I say Marriage or Nothing for this guy. That way he cant string you along for another 2 years & you can get on with finding a man who deserves you.
Take Care & Peace
Why would he take on all the responsibilities of marriage when he can have all the benefits free?
hey sunshine, i think if a guy asks for a time alone, that’s bad bad sign. It just shows maybe he’s seeing someone else lately or just may be he needs some time to reflect on some of the things he has done in the past. (possibly regrets)
Anyway, I think you need to sit down with him and talk about the direction of this relationship.

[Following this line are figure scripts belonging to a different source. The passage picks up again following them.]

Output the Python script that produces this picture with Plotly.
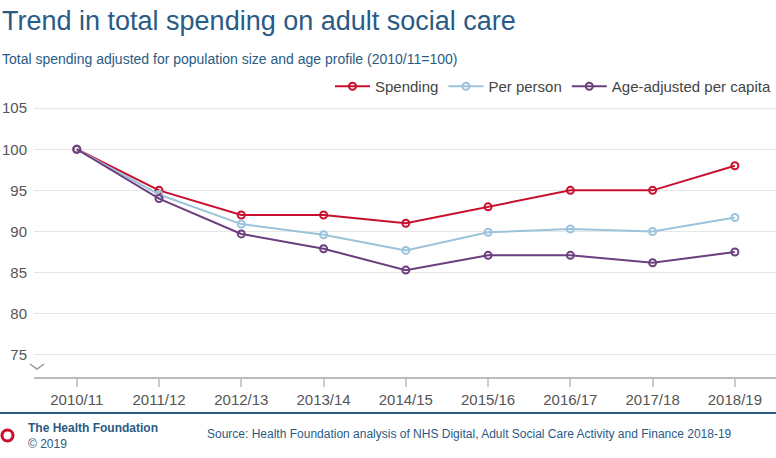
import plotly.graph_objects as go

years = ["2010/11","2011/12","2012/13","2013/14","2014/15","2015/16","2016/17","2017/18","2018/19"]
spending = [100, 95, 92, 92, 91, 93, 95, 95, 98]
per_person = [100, 94.5, 90.9, 89.6, 87.7, 89.9, 90.3, 90.0, 91.7]
age_adjusted = [100, 94, 89.7, 87.9, 85.3, 87.1, 87.1, 86.2, 87.5]

fig = go.Figure()
for name, vals, col in [("Spending", spending, "#c8102e"),
                        ("Per person", per_person, "#9cc3dc"),
                        ("Age-adjusted per capita", age_adjusted, "#6b3f7e")]:
    fig.add_trace(go.Scatter(x=years, y=vals, name=name, mode="lines+markers",
                             line=dict(color=col, width=2),
                             marker=dict(symbol="circle-open", size=7, color=col, line=dict(width=2, color=col))))

W, H = 776, 458
fig.update_layout(
    width=W, height=H, margin=dict(l=34, r=0, t=95, b=81),
    plot_bgcolor="white", paper_bgcolor="white",
    font=dict(family="Liberation Sans, Arial", color="#555", size=14),
    showlegend=True,
    legend=dict(orientation="h", x=1, xanchor="right", y=1 - 8/282, yanchor="bottom",
                font=dict(size=15, color="#444"), itemwidth=35, traceorder="normal"),
    xaxis=dict(range=[-0.52, 8.5], showgrid=False, showline=True, linecolor="#bbb", linewidth=2,
               ticks="outside", tickcolor="#ccc", ticklen=8, tickwidth=2,
               tickfont=dict(size=15, color="#555")),
    yaxis=dict(range=[72.3, 106.6], tickvals=[75, 80, 85, 90, 95, 100, 105], showgrid=True,
               gridcolor="#e6e6e6", zeroline=False, ticks="", tickfont=dict(size=15, color="#555"),
               ticklabelstandoff=6),
)
fig.add_annotation(text="Trend in total spending on adult social care", xref="paper", yref="paper",
                   x=-34/742, y=1 + (95-21)/282, xanchor="left", yanchor="middle", showarrow=False,
                   font=dict(size=27, color="#2a5b84"))
fig.add_annotation(text="Total spending adjusted for population size and age profile (2010/11=100)",
                   xref="paper", yref="paper", x=-34/742, y=1 + (95-59)/282, xanchor="left",
                   yanchor="middle", showarrow=False, font=dict(size=14, color="#2a5b84"))
# break marker
fig.add_shape(type="path", xref="paper", yref="paper",
              path="M %f %f L %f %f L %f %f" % (-4/742, (377-364)/282+0, 3/742, (377-369)/282, 10/742, (377-364)/282),
              line=dict(color="#999", width=1.5))
# footer line
fig.add_shape(type="line", xref="paper", yref="paper", x0=-34/742, x1=1, y0=-(413-377)/282, y1=-(413-377)/282,
              line=dict(color="#2a5b84", width=2))
fig.add_shape(type="circle", xref="paper", yref="paper", x0=-32/742, x1=-21/742,
              y0=-(441-377)/282, y1=-(430-377)/282, line=dict(color="#c8102e", width=3))
fig.add_annotation(text="<b>The Health Foundation</b><br>© 2019", xref="paper", yref="paper",
                   x=-8/742, y=-(436-377)/282, xanchor="left", yanchor="middle", align="left",
                   showarrow=False, font=dict(size=12, color="#2a5b84"))
fig.add_annotation(text="Source: Health Foundation analysis of NHS Digital, Adult Social Care Activity and Finance 2018-19",
                   xref="paper", yref="paper", x=(205-34)/742, y=-(434-377)/282, xanchor="left",
                   yanchor="middle", showarrow=False, font=dict(size=12, color="#2a5b84"))
fig.write_html("out.html", config={"displayModeBar": False},
               post_script="document.body.style.margin='0';document.body.style.overflow='hidden';")
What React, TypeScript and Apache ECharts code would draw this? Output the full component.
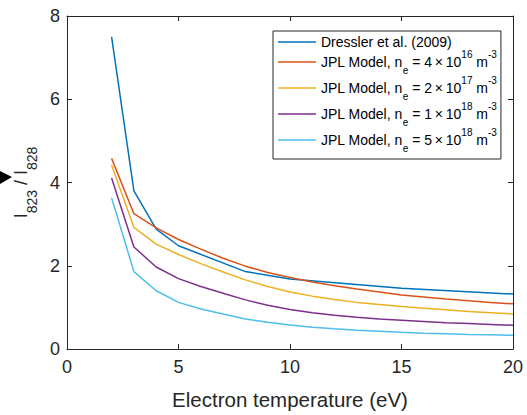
import React, { useEffect, useRef } from 'react';
import * as echarts from 'echarts';

const FONT = '"Liberation Sans", Arial, Helvetica, sans-serif';
const AXIS_COLOR = '#262626';

const xTicks = [0, 5, 10, 15, 20];
const yTicks = [0, 2, 4, 6, 8];

const dresslerTe = [2, 3, 4, 5, 8, 10, 15, 20];
const dresslerRatio = [7.5, 3.8, 2.88, 2.48, 1.86, 1.68, 1.46, 1.32];

const modelTe = [2, 3, 4, 5, 6, 7, 8, 9, 10, 11, 12, 13, 14, 15, 16, 17, 18, 19, 20];
const model4e16 = [4.58, 3.25, 2.91, 2.63, 2.40, 2.18, 1.99, 1.84, 1.72, 1.61, 1.52, 1.44, 1.37, 1.30, 1.25, 1.20, 1.16, 1.12, 1.085];
const model2e17 = [4.42, 2.92, 2.52, 2.27, 2.05, 1.85, 1.66, 1.50, 1.37, 1.27, 1.19, 1.12, 1.07, 1.02, 0.98, 0.94, 0.90, 0.87, 0.84];
const model1e18 = [4.11, 2.45, 1.97, 1.69, 1.50, 1.34, 1.18, 1.05, 0.95, 0.87, 0.81, 0.76, 0.72, 0.69, 0.66, 0.63, 0.61, 0.59, 0.57];
const model5e18 = [3.63, 1.86, 1.40, 1.12, 0.96, 0.84, 0.72, 0.64, 0.575, 0.525, 0.485, 0.45, 0.425, 0.40, 0.38, 0.365, 0.35, 0.34, 0.33];

const seriesNames = ['Dressler', 'n4e16', 'n2e17', 'n1e18', 'n5e18'];
const seriesColors = ['#0072BD', '#D95319', '#EDB120', '#7E2F8E', '#4DBEEE'];
const legendLabels: Record<string, string> = {
  Dressler: '{p|Dressler et al. (2009)}',
  n4e16: '{a|JPL Model, n}{sub|e}{a| = 4\u2009\u00D7\u200910}{sup|16}{a| m}{sup|-3}',
  n2e17: '{a|JPL Model, n}{sub|e}{a| = 2\u2009\u00D7\u200910}{sup|17}{a| m}{sup|-3}',
  n1e18: '{a|JPL Model, n}{sub|e}{a| = 1\u2009\u00D7\u200910}{sup|18}{a| m}{sup|-3}',
  n5e18: '{a|JPL Model, n}{sub|e}{a| = 5\u2009\u00D7\u200910}{sup|18}{a| m}{sup|-3}',
};

const zip = (xs: number[], ys: number[]) => xs.map((x, i) => [x, ys[i]]);

export default function App() {
  const ref = useRef<HTMLDivElement>(null);
  useEffect(() => {
    const chart = echarts.init(ref.current!, null, { renderer: 'svg' });
    const seriesData = [
      zip(dresslerTe, dresslerRatio),
      zip(modelTe, model4e16),
      zip(modelTe, model2e17),
      zip(modelTe, model1e18),
      zip(modelTe, model5e18),
    ];
    const axisLine = { show: true, onZero: false, lineStyle: { color: AXIS_COLOR, width: 1 } };
    const axisTick = { show: true, inside: true, length: 5, lineStyle: { color: AXIS_COLOR, width: 1 } };
    chart.setOption({
      animation: false,
      backgroundColor: '#ffffff',
      textStyle: { fontFamily: FONT },
      grid: { left: 67, right: 14, top: 16, bottom: 60, containLabel: false },
      xAxis: [
        {
          type: 'value', min: xTicks[0], max: xTicks[xTicks.length - 1], interval: 5, position: 'bottom',
          axisLine, axisTick, splitLine: { show: false },
          axisLabel: { color: AXIS_COLOR, fontSize: 18, margin: 9, fontFamily: FONT },
          name: 'Electron temperature (eV)', nameLocation: 'middle', nameGap: 40,
          nameTextStyle: { color: AXIS_COLOR, fontSize: 20.5, fontFamily: FONT },
        },
        {
          type: 'value', min: xTicks[0], max: xTicks[xTicks.length - 1], interval: 5, position: 'top',
          axisLine, axisTick, splitLine: { show: false }, axisLabel: { show: false },
        },
      ],
      yAxis: [
        {
          type: 'value', min: yTicks[0], max: yTicks[yTicks.length - 1], interval: 2, position: 'left',
          axisLine, axisTick, splitLine: { show: false },
          axisLabel: { color: AXIS_COLOR, fontSize: 18, margin: 7, fontFamily: FONT },
          name: '{m|I}{s|823}{m| / I}{s|828}', nameLocation: 'middle', nameRotate: 90, nameGap: 27,
          nameTextStyle: {
            color: AXIS_COLOR, fontFamily: FONT,
            rich: {
              m: { fontSize: 18, lineHeight: 36, color: AXIS_COLOR, fontFamily: FONT },
              s: { fontSize: 14, lineHeight: 14, verticalAlign: 'bottom', color: AXIS_COLOR, fontFamily: FONT },
            },
          },
        },
        {
          type: 'value', min: yTicks[0], max: yTicks[yTicks.length - 1], interval: 2, position: 'right',
          axisLine, axisTick, splitLine: { show: false }, axisLabel: { show: false },
        },
      ],
      legend: {
        show: true, orient: 'vertical', left: 273, top: 31,
        data: seriesNames,
        icon: 'rect', itemWidth: 38, itemHeight: 1.5, itemGap: 0,
        backgroundColor: '#ffffff', borderColor: AXIS_COLOR, borderWidth: 1, borderRadius: 0,
        padding: [4, 4, 6, 5],
        formatter: (name: string) => legendLabels[name],
        textStyle: {
          color: '#000000', fontFamily: FONT, fontSize: 14,
          rich: {
            p: { fontSize: 14, lineHeight: 16, color: '#000', fontFamily: FONT },
            a: { fontSize: 14, lineHeight: 26, color: '#000', fontFamily: FONT },
            sup: { fontSize: 10, lineHeight: 18, verticalAlign: 'top', color: '#000', fontFamily: FONT },
            sub: { fontSize: 10, lineHeight: 12, verticalAlign: 'bottom', color: '#000', fontFamily: FONT },
          },
        },
      },
      graphic: [
        { type: 'polygon', shape: { points: [[0, 171], [12, 177], [0, 184]] }, style: { fill: '#000' } },
      ],
      series: seriesNames.map((name, i) => ({
        name, type: 'line', data: seriesData[i], symbol: 'none', showSymbol: false,
        xAxisIndex: 0, yAxisIndex: 0,
        color: seriesColors[i],
        lineStyle: { color: seriesColors[i], width: 1.5 },
      })),
    });
    return () => chart.dispose();
  }, []);
  return (
    <div
      ref={ref}
      style={{ position: 'fixed', left: 0, top: 0, width: 527, height: 415, background: '#fff' }}
    />
  );
}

Take it from a guy, this dude is either cheating on you or wants to cheat. If he really truly only wants to be with you, there’s no reason I can see that he would want to cancel the engagement.
hey sunshine, i think you need to take the initiative and talk to him about this. And find out wat he is upto, i think you can sort it out.
He needs to be reminded that relationship carries reponsibilties too. It may be a maturity issue as well. He may come around eventually but its hard to tell. I feel for you.
I agree with Hanz. May be he’s still still not ready or he’s seeing someone else.
Wedding is a special day for the two lovers that needs a great attention. Preparations for the wedding is a really important to make it successful and be memorable…
My fiance proposed to me and made a huge deal about the wedding seemed all excited. We got into one bad argument and he is postponing the wedding. I do not think this is fair, he hurt me and I have told him such.
He still wants me to wear my engagement ring and say we are engaged. But, I feel like a fool. My three year old is so attached to him, if we break up its going to feel like a divorce. But, all he does is hide in the bedroom and is plays on his cellphone all night and watch TV.